== Data extract
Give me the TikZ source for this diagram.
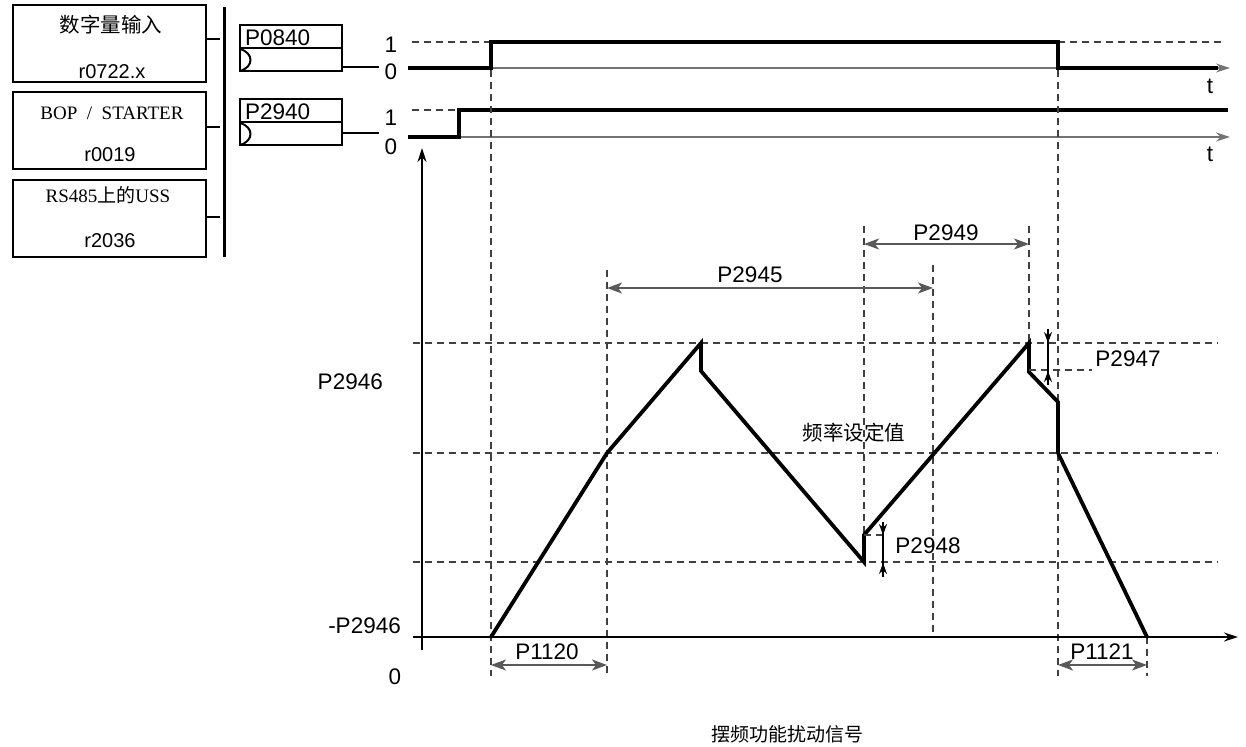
\documentclass[tikz,border=0pt]{standalone}
\usepackage{fontspec}
\setmainfont{Liberation Sans}
\newfontfamily\cjkfont{Noto Sans CJK SC}
\newfontfamily\serlat{Liberation Serif}
\usetikzlibrary{arrows.meta}
\begin{document}
\begin{tikzpicture}[x=1pt,y=-1pt,
  lab/.style={font=\fontsize{22.5}{26}\selectfont, inner sep=0pt},
  small/.style={font=\fontsize{20}{23}\selectfont, inner sep=0pt},
  cjk/.style={font=\fontsize{20.5}{24}\selectfont\cjkfont, inner sep=0pt},
  sertext/.style={font=\fontsize{19}{22}\selectfont\serlat, inner sep=0pt},
  gridline/.style={draw=black!75, line width=1.1pt, dash pattern=on 7pt off 5pt},
  wave/.style={line width=3.8pt, line join=miter, line cap=round},
  sig/.style={line width=3.4pt},
  taxis/.style={draw=black!55, line width=1.2pt, -{Stealth[length=14pt,width=9pt]}},
  axis/.style={draw=black, line width=1.6pt, -{Stealth[length=14pt,width=9pt]}},
  dimline/.style={draw=black!65, line width=1.3pt, {Stealth[length=15pt,width=11pt,inset=4pt]}-{Stealth[length=15pt,width=11pt,inset=4pt]}},
  tick/.style={draw=black, line width=1.5pt, -{Stealth[length=11pt,width=8pt]}},
  srcbox/.style={draw, line width=2pt, minimum width=193pt, minimum height=77pt, inner sep=0pt},
  parbox/.style={draw, line width=2pt, minimum width=102pt, minimum height=46pt, inner sep=0pt},
  stub/.style={line width=2pt}
]
\useasboundingbox (0,0) rectangle (1246,746);

% source boxes
\node[srcbox] (b1) at (109,43.5) {};
\node[srcbox] (b2) at (109,131) {};
\node[srcbox] (b3) at (109,218.5) {};
\node[cjk] (t1a) at (111,25) {数字量输入};
\node[small] (t1b) at (112,72) {r0722.x};
\node[sertext] (t2a) at (112,113) {BOP\ \ /\ \ STARTER};
\node[small] (t2b) at (110,155) {r0019};
\node[sertext] (t3a) at (108,195) {RS485{\cjkfont 上的}USS};
\node[small] (t3b) at (110,241) {r2036};
\draw[stub] (b1.east) ++(0,-4) -- ++(13,0);
\draw[stub] (b2.east) ++(0,-4) -- ++(13,0);
\draw[stub] (b3.east) ++(0,-2) -- ++(13,0);
\coordinate (bartop) at (224,7);
\coordinate (barbot) at (224,257);
\draw[line width=3pt] (bartop) -- (barbot);

% parameter boxes
\node[parbox] (pb1) at (291,48) {};
\draw[stub] (240,48) -- (342,48);
\draw[stub] (240,49) .. controls (254,53) and (254,67) .. (240,71);
\node[lab, anchor=base west] (pb1t) at (245,45.5) {P0840};
\draw[line width=2.2pt] (pb1.east) ++(0,19) -- ++(36,0);

\node[parbox] (pb2) at (291,122) {};
\draw[stub] (240,122) -- (342,122);
\draw[stub] (240,123) .. controls (254,127) and (254,141) .. (240,145);
\node[lab, anchor=base west] (pb2t) at (245,119.5) {P2940};
\draw[line width=2.2pt] (pb2.east) ++(0,11) -- ++(36,0);

% timing 1
\node[lab] (one1) at (391,45) {1};
\node[lab] (zero1) at (391,72) {0};
\draw[gridline] (412,42) -- (491,42);
\draw[gridline] (1058,42) -- (1225,42);
\draw[taxis] (408,68) -- (1230,68);
\draw[sig] (408,68) -- (491,68) -- (491,42) -- (1058,42) -- (1058,68) -- (1218,68);
\node[lab] (tt1) at (1210,86) {t};

% timing 2
\node[lab] (one2) at (391,118) {1};
\node[lab] (zero2) at (391,147) {0};
\draw[gridline] (412,110) -- (459,110);
\draw[taxis] (408,137) -- (1230,137);
\draw[sig] (408,137) -- (459,137) -- (459,110) -- (1228,110);
\node[lab] (tt2) at (1210,154) {t};

% grid
\foreach \yy in {343,453,562} \draw[gridline] (413,\yy) -- (1218,\yy);
\draw[gridline] (491,70) -- (491,676);
\draw[gridline] (607,270) -- (607,676);
\draw[gridline] (864,226) -- (864,562);
\draw[gridline] (933,265) -- (933,637);
\draw[gridline] (1029,226) -- (1029,343);
\draw[gridline] (1058,70) -- (1058,676);
\draw[gridline] (1147,637) -- (1147,676);

% axes
\draw[axis] (422,650) -- (422,148);
\draw[axis] (413,637) -- (1238,637);
\node[lab, anchor=east] (lp) at (383,382) {P2946};
\node[lab, anchor=east] (lm) at (401,626) {-P2946};
\node[lab] (l0) at (395,677) {0};

% waveform
\draw[wave] (491,637) -- (607,453) -- (701,343) -- (701,371) -- (864,562) -- (864,535)
  -- (1029,343) -- (1029,372) -- (1058,402) -- (1058,453) -- (1147,637);

% dimensions
\draw[dimline] (607,288) -- (933,288);
\node[lab] (d2945) at (750,275) {P2945};
\draw[dimline] (864,244) -- (1029,244);
\node[lab] (d2949) at (946,233) {P2949};
\draw[dimline] (491,665) -- (607,665);
\node[lab] (d1120) at (547,652) {P1120};
\draw[dimline] (1058,665) -- (1147,665);
\node[lab] (d1121) at (1102,652) {P1121};

% P2947
\draw[gridline] (1029,370) -- (1092,370);
\draw[line width=1.5pt] (1048,329) -- (1048,385);
\draw[tick] (1048,329) -- (1048,343);
\draw[tick] (1048,385) -- (1048,371);
\node[lab] (d2947) at (1128,359) {P2947};

% P2948
\draw[gridline] (864,535) -- (885,535);
\draw[line width=1.5pt] (883,522) -- (883,577);
\draw[tick] (883,522) -- (883,535);
\draw[tick] (883,577) -- (883,563);
\node[lab] (d2948) at (928,546) {P2948};

\node[cjk] (fset) at (854,433) {频率设定值};
\node[cjk, font=\fontsize{19}{22}\selectfont\cjkfont] (title) at (787,734) {摆频功能扰动信号};
\end{tikzpicture}
\end{document}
====
Written instruction:
Copy all the data exactly as written, but skip any picture.

Expected answer:
Give me the TikZ source for this diagram.
\documentclass[tikz,border=0pt]{standalone}
\usepackage{fontspec}
\setmainfont{Liberation Sans}
\newfontfamily\cjkfont{Noto Sans CJK SC}
\newfontfamily\serlat{Liberation Serif}
\usetikzlibrary{arrows.meta}
\begin{document}
\begin{tikzpicture}[x=1pt,y=-1pt,
  lab/.style={font=\fontsize{22.5}{26}\selectfont, inner sep=0pt},
  small/.style={font=\fontsize{20}{23}\selectfont, inner sep=0pt},
  cjk/.style={font=\fontsize{20.5}{24}\selectfont\cjkfont, inner sep=0pt},
  sertext/.style={font=\fontsize{19}{22}\selectfont\serlat, inner sep=0pt},
  gridline/.style={draw=black!75, line width=1.1pt, dash pattern=on 7pt off 5pt},
  wave/.style={line width=3.8pt, line join=miter, line cap=round},
  sig/.style={line width=3.4pt},
  taxis/.style={draw=black!55, line width=1.2pt, -{Stealth[length=14pt,width=9pt]}},
  axis/.style={draw=black, line width=1.6pt, -{Stealth[length=14pt,width=9pt]}},
  dimline/.style={draw=black!65, line width=1.3pt, {Stealth[length=15pt,width=11pt,inset=4pt]}-{Stealth[length=15pt,width=11pt,inset=4pt]}},
  tick/.style={draw=black, line width=1.5pt, -{Stealth[length=11pt,width=8pt]}},
  srcbox/.style={draw, line width=2pt, minimum width=193pt, minimum height=77pt, inner sep=0pt},
  parbox/.style={draw, line width=2pt, minimum width=102pt, minimum height=46pt, inner sep=0pt},
  stub/.style={line width=2pt}
]
\useasboundingbox (0,0) rectangle (1246,746);

% source boxes
\node[srcbox] (b1) at (109,43.5) {};
\node[srcbox] (b2) at (109,131) {};
\node[srcbox] (b3) at (109,218.5) {};
\node[cjk] (t1a) at (111,25) {数字量输入};
\node[small] (t1b) at (112,72) {r0722.x};
\node[sertext] (t2a) at (112,113) {BOP\ \ /\ \ STARTER};
\node[small] (t2b) at (110,155) {r0019};
\node[sertext] (t3a) at (108,195) {RS485{\cjkfont 上的}USS};
\node[small] (t3b) at (110,241) {r2036};
\draw[stub] (b1.east) ++(0,-4) -- ++(13,0);
\draw[stub] (b2.east) ++(0,-4) -- ++(13,0);
\draw[stub] (b3.east) ++(0,-2) -- ++(13,0);
\coordinate (bartop) at (224,7);
\coordinate (barbot) at (224,257);
\draw[line width=3pt] (bartop) -- (barbot);

% parameter boxes
\node[parbox] (pb1) at (291,48) {};
\draw[stub] (240,48) -- (342,48);
\draw[stub] (240,49) .. controls (254,53) and (254,67) .. (240,71);
\node[lab, anchor=base west] (pb1t) at (245,45.5) {P0840};
\draw[line width=2.2pt] (pb1.east) ++(0,19) -- ++(36,0);

\node[parbox] (pb2) at (291,122) {};
\draw[stub] (240,122) -- (342,122);
\draw[stub] (240,123) .. controls (254,127) and (254,141) .. (240,145);
\node[lab, anchor=base west] (pb2t) at (245,119.5) {P2940};
\draw[line width=2.2pt] (pb2.east) ++(0,11) -- ++(36,0);

% timing 1
\node[lab] (one1) at (391,45) {1};
\node[lab] (zero1) at (391,72) {0};
\draw[gridline] (412,42) -- (491,42);
\draw[gridline] (1058,42) -- (1225,42);
\draw[taxis] (408,68) -- (1230,68);
\draw[sig] (408,68) -- (491,68) -- (491,42) -- (1058,42) -- (1058,68) -- (1218,68);
\node[lab] (tt1) at (1210,86) {t};

% timing 2
\node[lab] (one2) at (391,118) {1};
\node[lab] (zero2) at (391,147) {0};
\draw[gridline] (412,110) -- (459,110);
\draw[taxis] (408,137) -- (1230,137);
\draw[sig] (408,137) -- (459,137) -- (459,110) -- (1228,110);
\node[lab] (tt2) at (1210,154) {t};

% grid
\foreach \yy in {343,453,562} \draw[gridline] (413,\yy) -- (1218,\yy);
\draw[gridline] (491,70) -- (491,676);
\draw[gridline] (607,270) -- (607,676);
\draw[gridline] (864,226) -- (864,562);
\draw[gridline] (933,265) -- (933,637);
\draw[gridline] (1029,226) -- (1029,343);
\draw[gridline] (1058,70) -- (1058,676);
\draw[gridline] (1147,637) -- (1147,676);

% axes
\draw[axis] (422,650) -- (422,148);
\draw[axis] (413,637) -- (1238,637);
\node[lab, anchor=east] (lp) at (383,382) {P2946};
\node[lab, anchor=east] (lm) at (401,626) {-P2946};
\node[lab] (l0) at (395,677) {0};

% waveform
\draw[wave] (491,637) -- (607,453) -- (701,343) -- (701,371) -- (864,562) -- (864,535)
  -- (1029,343) -- (1029,372) -- (1058,402) -- (1058,453) -- (1147,637);

% dimensions
\draw[dimline] (607,288) -- (933,288);
\node[lab] (d2945) at (750,275) {P2945};
\draw[dimline] (864,244) -- (1029,244);
\node[lab] (d2949) at (946,233) {P2949};
\draw[dimline] (491,665) -- (607,665);
\node[lab] (d1120) at (547,652) {P1120};
\draw[dimline] (1058,665) -- (1147,665);
\node[lab] (d1121) at (1102,652) {P1121};

% P2947
\draw[gridline] (1029,370) -- (1092,370);
\draw[line width=1.5pt] (1048,329) -- (1048,385);
\draw[tick] (1048,329) -- (1048,343);
\draw[tick] (1048,385) -- (1048,371);
\node[lab] (d2947) at (1128,359) {P2947};

% P2948
\draw[gridline] (864,535) -- (885,535);
\draw[line width=1.5pt] (883,522) -- (883,577);
\draw[tick] (883,522) -- (883,535);
\draw[tick] (883,577) -- (883,563);
\node[lab] (d2948) at (928,546) {P2948};

\node[cjk] (fset) at (854,433) {频率设定值};
\node[cjk, font=\fontsize{19}{22}\selectfont\cjkfont] (title) at (787,734) {摆频功能扰动信号};
\end{tikzpicture}
\end{document}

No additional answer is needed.